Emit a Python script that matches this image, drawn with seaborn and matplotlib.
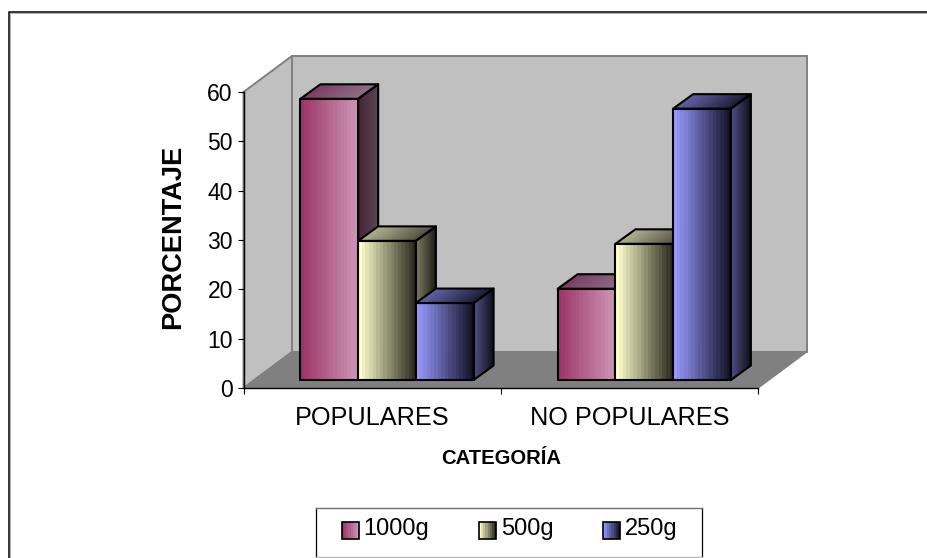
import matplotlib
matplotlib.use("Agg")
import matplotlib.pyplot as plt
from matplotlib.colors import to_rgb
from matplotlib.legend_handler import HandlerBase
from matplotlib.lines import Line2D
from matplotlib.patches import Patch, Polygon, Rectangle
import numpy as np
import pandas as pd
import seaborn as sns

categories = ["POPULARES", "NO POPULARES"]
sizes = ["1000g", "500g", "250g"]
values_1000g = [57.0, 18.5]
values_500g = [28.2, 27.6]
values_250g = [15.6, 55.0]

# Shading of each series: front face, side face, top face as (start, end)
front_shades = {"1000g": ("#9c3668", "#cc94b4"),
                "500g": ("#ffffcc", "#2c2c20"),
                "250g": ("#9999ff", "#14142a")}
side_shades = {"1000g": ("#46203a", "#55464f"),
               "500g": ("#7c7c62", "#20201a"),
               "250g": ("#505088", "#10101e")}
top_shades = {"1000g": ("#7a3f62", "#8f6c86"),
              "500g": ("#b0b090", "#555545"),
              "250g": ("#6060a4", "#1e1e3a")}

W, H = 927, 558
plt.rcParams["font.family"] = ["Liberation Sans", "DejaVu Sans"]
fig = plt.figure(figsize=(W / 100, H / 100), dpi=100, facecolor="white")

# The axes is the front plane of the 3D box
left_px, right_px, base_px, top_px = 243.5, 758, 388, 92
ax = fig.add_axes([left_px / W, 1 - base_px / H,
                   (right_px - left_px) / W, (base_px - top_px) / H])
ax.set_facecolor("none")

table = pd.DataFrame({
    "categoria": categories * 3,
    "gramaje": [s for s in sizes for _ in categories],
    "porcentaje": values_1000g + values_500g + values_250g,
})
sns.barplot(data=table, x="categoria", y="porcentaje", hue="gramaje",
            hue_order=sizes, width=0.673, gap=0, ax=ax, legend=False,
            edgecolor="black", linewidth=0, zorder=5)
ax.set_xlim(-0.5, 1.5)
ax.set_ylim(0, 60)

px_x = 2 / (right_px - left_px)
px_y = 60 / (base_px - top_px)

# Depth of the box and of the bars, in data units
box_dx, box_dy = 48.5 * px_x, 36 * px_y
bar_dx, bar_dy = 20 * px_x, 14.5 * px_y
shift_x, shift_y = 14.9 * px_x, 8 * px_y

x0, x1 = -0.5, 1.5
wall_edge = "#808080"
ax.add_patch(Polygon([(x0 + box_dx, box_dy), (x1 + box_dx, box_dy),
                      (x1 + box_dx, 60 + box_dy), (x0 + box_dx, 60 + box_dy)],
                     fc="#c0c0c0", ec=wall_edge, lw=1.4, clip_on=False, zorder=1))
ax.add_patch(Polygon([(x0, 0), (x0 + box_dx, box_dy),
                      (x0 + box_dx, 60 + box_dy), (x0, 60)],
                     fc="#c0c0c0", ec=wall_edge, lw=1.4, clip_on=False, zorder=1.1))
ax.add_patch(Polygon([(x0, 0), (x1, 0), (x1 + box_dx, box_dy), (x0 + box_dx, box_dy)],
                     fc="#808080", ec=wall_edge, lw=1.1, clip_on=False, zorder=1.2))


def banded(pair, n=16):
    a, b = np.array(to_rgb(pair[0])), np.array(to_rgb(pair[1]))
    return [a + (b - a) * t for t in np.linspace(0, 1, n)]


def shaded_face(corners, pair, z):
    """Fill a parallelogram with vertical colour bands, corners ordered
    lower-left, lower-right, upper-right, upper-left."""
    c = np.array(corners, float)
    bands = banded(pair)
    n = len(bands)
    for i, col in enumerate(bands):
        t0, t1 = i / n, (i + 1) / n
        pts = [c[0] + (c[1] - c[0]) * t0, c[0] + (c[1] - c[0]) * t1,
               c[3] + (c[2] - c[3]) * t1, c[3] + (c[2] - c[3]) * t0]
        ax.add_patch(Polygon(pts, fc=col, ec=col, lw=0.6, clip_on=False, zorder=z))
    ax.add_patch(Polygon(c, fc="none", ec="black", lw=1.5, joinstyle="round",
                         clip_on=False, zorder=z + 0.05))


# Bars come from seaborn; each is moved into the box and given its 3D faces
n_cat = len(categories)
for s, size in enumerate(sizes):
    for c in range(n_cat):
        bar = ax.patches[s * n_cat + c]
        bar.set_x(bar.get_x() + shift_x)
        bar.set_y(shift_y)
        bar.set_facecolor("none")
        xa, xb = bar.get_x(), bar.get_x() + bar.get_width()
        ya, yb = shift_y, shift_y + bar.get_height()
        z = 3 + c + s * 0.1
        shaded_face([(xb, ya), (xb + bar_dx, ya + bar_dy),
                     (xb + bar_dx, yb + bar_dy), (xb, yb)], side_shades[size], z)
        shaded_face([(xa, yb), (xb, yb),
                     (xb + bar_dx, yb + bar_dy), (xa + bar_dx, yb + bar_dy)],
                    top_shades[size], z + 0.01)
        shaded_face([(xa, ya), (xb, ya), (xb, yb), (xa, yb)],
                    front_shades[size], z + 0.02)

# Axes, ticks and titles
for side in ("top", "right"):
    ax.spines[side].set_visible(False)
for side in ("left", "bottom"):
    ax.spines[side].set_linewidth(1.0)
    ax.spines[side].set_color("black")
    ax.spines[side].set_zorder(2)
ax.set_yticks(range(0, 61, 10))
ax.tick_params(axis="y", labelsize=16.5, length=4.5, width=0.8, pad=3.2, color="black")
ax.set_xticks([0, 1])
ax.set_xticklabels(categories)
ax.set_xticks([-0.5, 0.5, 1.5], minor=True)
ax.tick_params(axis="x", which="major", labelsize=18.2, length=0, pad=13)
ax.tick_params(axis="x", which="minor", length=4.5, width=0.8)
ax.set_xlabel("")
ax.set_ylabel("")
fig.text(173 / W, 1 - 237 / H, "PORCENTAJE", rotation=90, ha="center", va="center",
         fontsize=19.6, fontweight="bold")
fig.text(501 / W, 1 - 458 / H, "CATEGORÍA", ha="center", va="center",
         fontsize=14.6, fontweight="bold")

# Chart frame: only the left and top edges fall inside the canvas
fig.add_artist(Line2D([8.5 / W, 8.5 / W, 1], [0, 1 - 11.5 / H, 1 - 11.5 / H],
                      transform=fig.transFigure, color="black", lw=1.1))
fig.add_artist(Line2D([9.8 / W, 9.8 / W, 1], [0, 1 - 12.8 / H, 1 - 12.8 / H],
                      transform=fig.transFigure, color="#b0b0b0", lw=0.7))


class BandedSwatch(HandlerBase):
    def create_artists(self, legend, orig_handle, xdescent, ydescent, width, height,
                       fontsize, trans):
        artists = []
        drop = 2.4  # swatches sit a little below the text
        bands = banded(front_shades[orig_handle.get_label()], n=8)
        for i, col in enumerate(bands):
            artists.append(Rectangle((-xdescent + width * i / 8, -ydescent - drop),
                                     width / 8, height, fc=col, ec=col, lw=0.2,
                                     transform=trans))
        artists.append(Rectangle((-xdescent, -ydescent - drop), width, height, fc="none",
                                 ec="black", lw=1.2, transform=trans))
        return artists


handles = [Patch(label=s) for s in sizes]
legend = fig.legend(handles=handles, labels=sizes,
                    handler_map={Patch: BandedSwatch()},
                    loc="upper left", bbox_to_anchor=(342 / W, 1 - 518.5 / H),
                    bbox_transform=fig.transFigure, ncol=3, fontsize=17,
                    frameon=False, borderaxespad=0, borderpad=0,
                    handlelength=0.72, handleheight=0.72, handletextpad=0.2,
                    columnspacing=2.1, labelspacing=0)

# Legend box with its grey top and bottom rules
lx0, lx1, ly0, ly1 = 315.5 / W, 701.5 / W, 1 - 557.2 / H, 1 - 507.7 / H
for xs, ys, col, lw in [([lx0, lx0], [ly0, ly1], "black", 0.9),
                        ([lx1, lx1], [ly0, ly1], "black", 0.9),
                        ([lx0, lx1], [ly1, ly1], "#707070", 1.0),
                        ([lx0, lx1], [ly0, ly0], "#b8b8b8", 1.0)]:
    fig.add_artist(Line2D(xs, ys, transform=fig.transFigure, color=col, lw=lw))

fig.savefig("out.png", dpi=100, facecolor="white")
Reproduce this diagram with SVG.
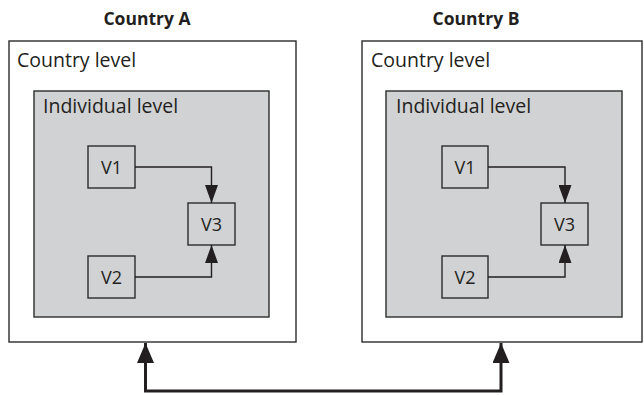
━━━━━━━━━━━━━━━━━━━━
=== To do ===
Begin at the first line of the data above and repeat each line exactly, stopping after the line containing "import seaborn as sns". Omit the pictures.

=== Task response ===
Emit a Python script that matches this image, drawn with seaborn and matplotlib.
import matplotlib
matplotlib.use("Agg")
import matplotlib.pyplot as plt
from matplotlib.colors import to_rgb
from matplotlib.legend_handler import HandlerBase
from matplotlib.lines import Line2D
from matplotlib.patches import Patch, Polygon, Rectangle
import numpy as np
import pandas as pd
import seaborn as sns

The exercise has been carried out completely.